Data provided ->
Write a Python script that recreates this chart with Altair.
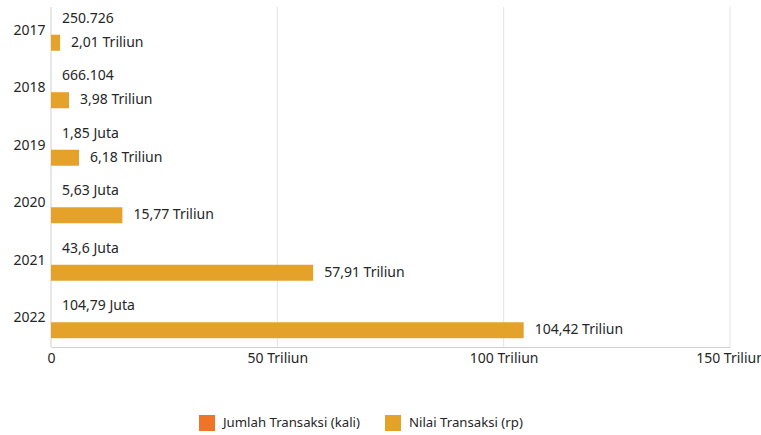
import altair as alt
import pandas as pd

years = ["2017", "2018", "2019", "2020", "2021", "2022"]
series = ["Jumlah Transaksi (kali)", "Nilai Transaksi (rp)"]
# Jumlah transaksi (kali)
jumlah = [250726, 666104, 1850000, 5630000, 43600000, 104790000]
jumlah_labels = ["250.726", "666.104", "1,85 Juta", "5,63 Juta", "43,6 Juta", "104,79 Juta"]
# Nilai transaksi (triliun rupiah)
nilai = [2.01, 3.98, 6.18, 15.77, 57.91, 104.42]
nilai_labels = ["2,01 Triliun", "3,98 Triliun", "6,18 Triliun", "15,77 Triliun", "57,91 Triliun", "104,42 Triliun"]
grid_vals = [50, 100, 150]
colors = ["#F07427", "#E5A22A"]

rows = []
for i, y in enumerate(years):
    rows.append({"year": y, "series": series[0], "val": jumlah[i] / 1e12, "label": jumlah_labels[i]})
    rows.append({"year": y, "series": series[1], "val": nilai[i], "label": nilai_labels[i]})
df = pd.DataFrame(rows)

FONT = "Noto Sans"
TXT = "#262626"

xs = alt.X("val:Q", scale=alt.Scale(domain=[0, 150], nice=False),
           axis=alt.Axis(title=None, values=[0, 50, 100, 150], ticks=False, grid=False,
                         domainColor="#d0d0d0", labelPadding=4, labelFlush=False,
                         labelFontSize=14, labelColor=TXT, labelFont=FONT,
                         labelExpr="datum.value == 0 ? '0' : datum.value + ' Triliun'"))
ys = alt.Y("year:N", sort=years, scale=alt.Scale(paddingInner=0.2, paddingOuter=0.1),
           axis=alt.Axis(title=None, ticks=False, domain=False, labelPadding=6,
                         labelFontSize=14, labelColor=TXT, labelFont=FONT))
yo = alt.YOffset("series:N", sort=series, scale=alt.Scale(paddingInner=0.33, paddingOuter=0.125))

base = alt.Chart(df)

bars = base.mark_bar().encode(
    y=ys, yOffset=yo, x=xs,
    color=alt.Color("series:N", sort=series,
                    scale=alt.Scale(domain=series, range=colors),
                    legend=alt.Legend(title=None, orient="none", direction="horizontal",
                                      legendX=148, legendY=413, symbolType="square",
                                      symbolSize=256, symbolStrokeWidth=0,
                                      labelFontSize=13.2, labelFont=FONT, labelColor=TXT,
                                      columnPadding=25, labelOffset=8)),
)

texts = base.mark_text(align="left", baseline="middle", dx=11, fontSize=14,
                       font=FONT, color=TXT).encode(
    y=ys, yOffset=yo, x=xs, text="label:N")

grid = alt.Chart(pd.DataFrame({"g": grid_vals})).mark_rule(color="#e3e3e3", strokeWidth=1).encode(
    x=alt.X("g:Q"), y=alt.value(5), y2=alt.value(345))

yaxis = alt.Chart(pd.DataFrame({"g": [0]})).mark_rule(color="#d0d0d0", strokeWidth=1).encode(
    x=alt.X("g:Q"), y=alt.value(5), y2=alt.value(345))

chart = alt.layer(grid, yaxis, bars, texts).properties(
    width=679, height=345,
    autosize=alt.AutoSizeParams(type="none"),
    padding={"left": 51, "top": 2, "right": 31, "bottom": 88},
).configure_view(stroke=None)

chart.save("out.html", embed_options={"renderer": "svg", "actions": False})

Task details ->
Copy exactly the lines running from the beginning of the listing through the line that has "import pandas as pd". Drop the pictures.

The solution ->
Write a Python script that recreates this chart with Altair.
import altair as alt
import pandas as pd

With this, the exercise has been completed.